The Ambassador in China ( Gauss ) to the Secretary of State
[Received February 1.]
Sir: Referring to the Embassy’s despatch no. 1927 of December 18, 1943,22 in regard to the pay and allowances of the Chinese Army, I have the honor to enclose a copy of a letter dated January 8, 1944,22 from Mr. George Grim, radio news specialist sent by the Department for service with the Ministry of Information, in regard to the training and supply systems and the hospitalization of the Chinese armed forces. Mr. Grim’s observations are based on information obtained by him during a recent trip to the Tungting Lake area in Hunan as a member of the official party of foreign correspondents and military observers.
Summary.
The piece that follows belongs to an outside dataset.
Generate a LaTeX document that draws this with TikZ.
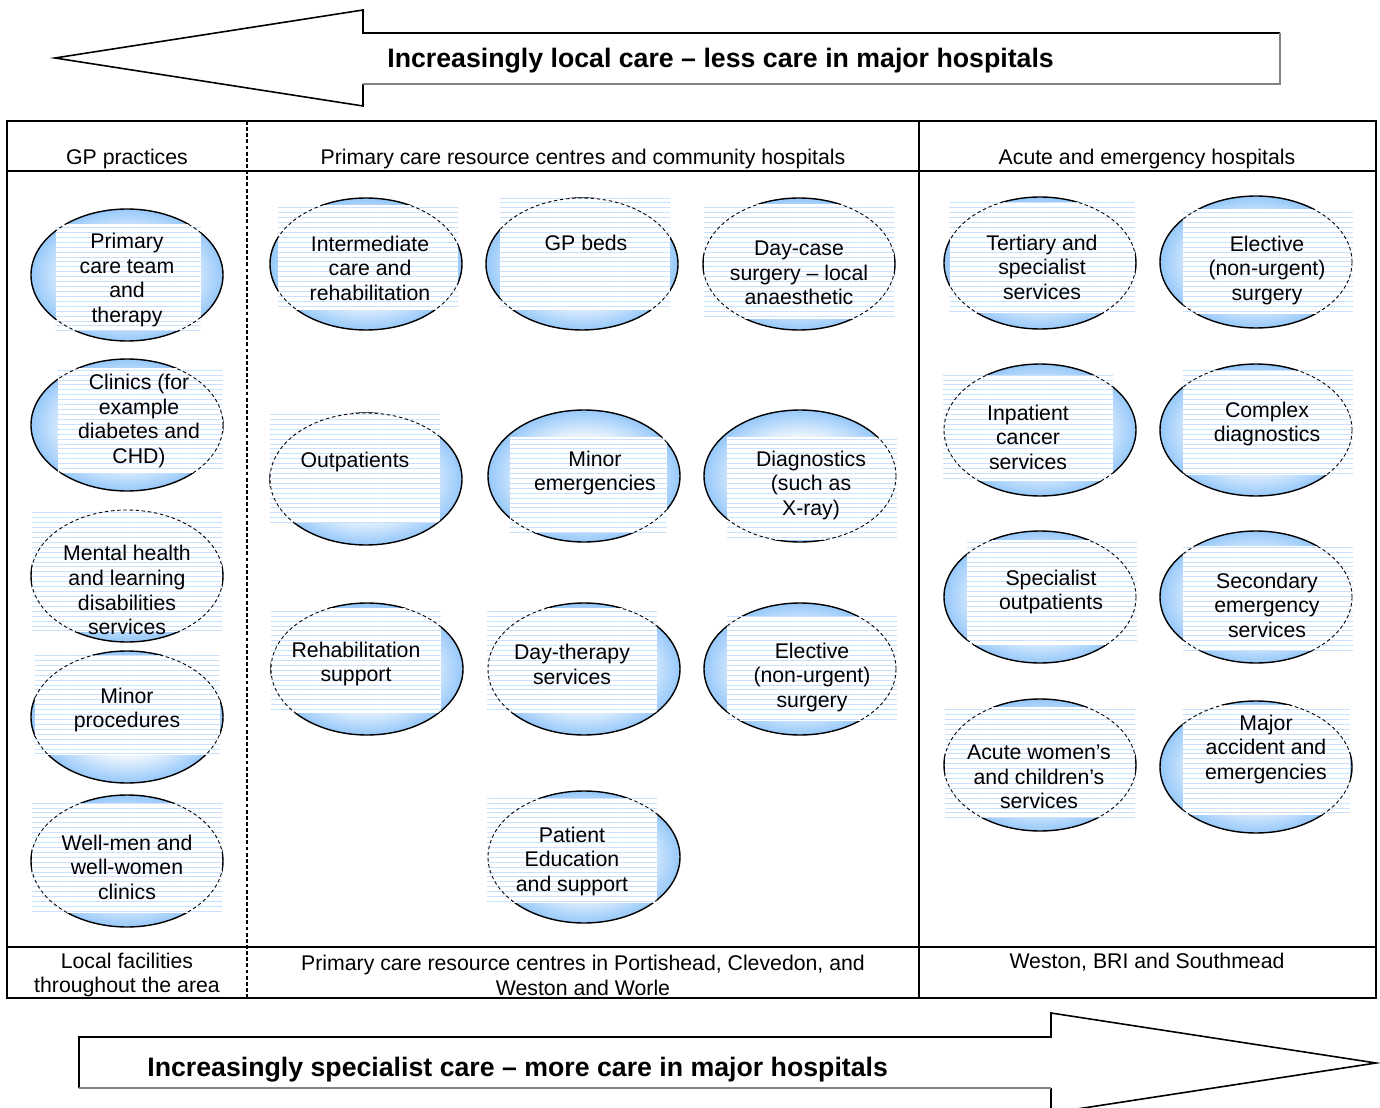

Chinese may escape induction into the army by the payment of CN$100 and rice contributions at regular intervals. District magistrates must fill an annual fixed quota and “throwing a rope around the neck of an unwilling coolie seen walking down a street” is a frequent occurrence. Draftees, from 18 to 45 years of age, receive [Page 6] three weeks’ basic training which includes political indoctrination of questionable quality, following which they may be sent into actual combat service or used as required for replacements in battle-trained units. Weapons and ammunition are insufficient, and poor communications and difficulty of obtaining replenishment supplies frequently result in Chinese units running short of ammunition during battle. An important factor causing poor morale among Chinese troops is the knowledge that they will not be likely to be treated for wounds they may receive. Many of the wounded at Changteh are said to have waited from eighteen to thirty days before being treated for wounds suffered during the Changteh fighting.